Una magnífica idea de Reagan

George W. Bush está llamado a tener mala prensa en Europa y a concitar la animadversión de la mayoría de los medios de comunicación. Su estilo tejano de la América profunda es pasto añadido al antiamericanismo subliminal que sigue siendo una distinción progresista, aunque haya mitigado su virulencia desde aquella etapa de los ochenta que el historiador Paul Johnson ha definido como el intento de suicidio de Occidente.

Y, sin embargo, algunas de sus propuestas son tan magníficas como el escudo antimisiles, que proviene de la etapa Reagan, más conocido antes como “guerra de las galaxias”. La idea filosófica y geoestratégica es sencilla, interesante y necesaria: dotarse de un sistema defensivo que evite, mediante sistemas de guerra inteligente a gran escala, la llegada a territorio norteamericano de cualquier misil nuclear, posibilitando su destrucción en el aire.

La tesis insistente en los medios es que tal pretensión rompe el equilibrio y el principio de la disuasión para establecer una ventaja clara a favor de los Estados Unidos. Curiosa resulta esta nostalgia de la guerra fría. La conclusión inmediata es que ello aumenta una supuesta tentación de dicha nación como potencia agresiva o hegemónica. Tal suposición maliciosa contrasta con la evidencia histórica de que, frente al totalitarismo, Estados Unidos “ha sido la mayor potencia a favor de la libertad”, como la definió Margaret Thatcher.

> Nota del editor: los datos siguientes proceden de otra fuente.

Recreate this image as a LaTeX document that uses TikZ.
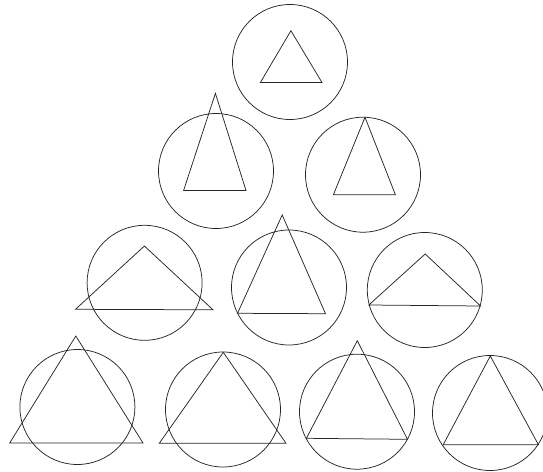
\documentclass[tikz,border=0pt]{standalone}
\begin{document}
\begin{tikzpicture}[x=1pt,y=-1pt,
  ring/.style={draw=black!85,line width=0.75pt},
  tri/.style={draw=black!85,line width=0.75pt,line join=miter}]
\useasboundingbox (0,0) rectangle (543,471);
\clip (0,0) rectangle (543,471);
% row 1
\draw[ring] (290,62) circle (57.5);
\draw[tri] (290.9,30.7) -- (322,82.5) -- (260.4,82.5) -- cycle;
% row 2
\draw[ring] (216,171) circle (57.5);
\draw[tri] (215.4,93.3) -- (246,190.5) -- (183.6,190.5) -- cycle;
\draw[ring] (363,174.7) circle (57.5);
\draw[tri] (365,117.3) -- (395.4,194.7) -- (333.4,194.7) -- cycle;
% row 3
\draw[ring] (144.6,282.8) circle (57.5);
\draw[tri] (144.4,246) -- (213,309.8) -- (75.5,309.3) -- cycle;
\draw[ring] (289,287.5) circle (57.5);
\draw[tri] (282.2,215) -- (325.5,313.7) -- (237.5,313.3) -- cycle;
\draw[ring] (424.8,290) circle (57.5);
\draw[tri] (425.2,254) -- (480.6,306) -- (368.8,305) -- cycle;
% row 4
\draw[ring] (77.4,407) circle (57.5);
\draw[tri] (75.8,336) -- (143,443) -- (9.7,443) -- cycle;
\draw[ring] (223,409.5) circle (57.5);
\draw[tri] (223.3,352.3) -- (286,443.3) -- (159.3,443.3) -- cycle;
\draw[ring] (357,411.7) circle (57.5);
\draw[tri] (357.3,340.7) -- (407.5,439.3) -- (306.4,438.3) -- cycle;
\draw[ring] (490,413) circle (57.5);
\draw[tri] (490.3,356) -- (538.4,444.7) -- (443.2,444.7) -- cycle;
\end{tikzpicture}
\end{document}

La proliferación de armas nucleares y su potencial mortífero no sólo aconseja sino que hace muy sensato invertir en políticas preventivas como ésta, frente a tiranos, aventureros fundamentalistas y grupos terroristas. Lo lógico y lo deseable es que, en cuanto aliados y a través de la OTAN, el escudo antimisiles no se reduzca al espacio norteamericano sino que incluya a las naciones de la Alianza Atlántica.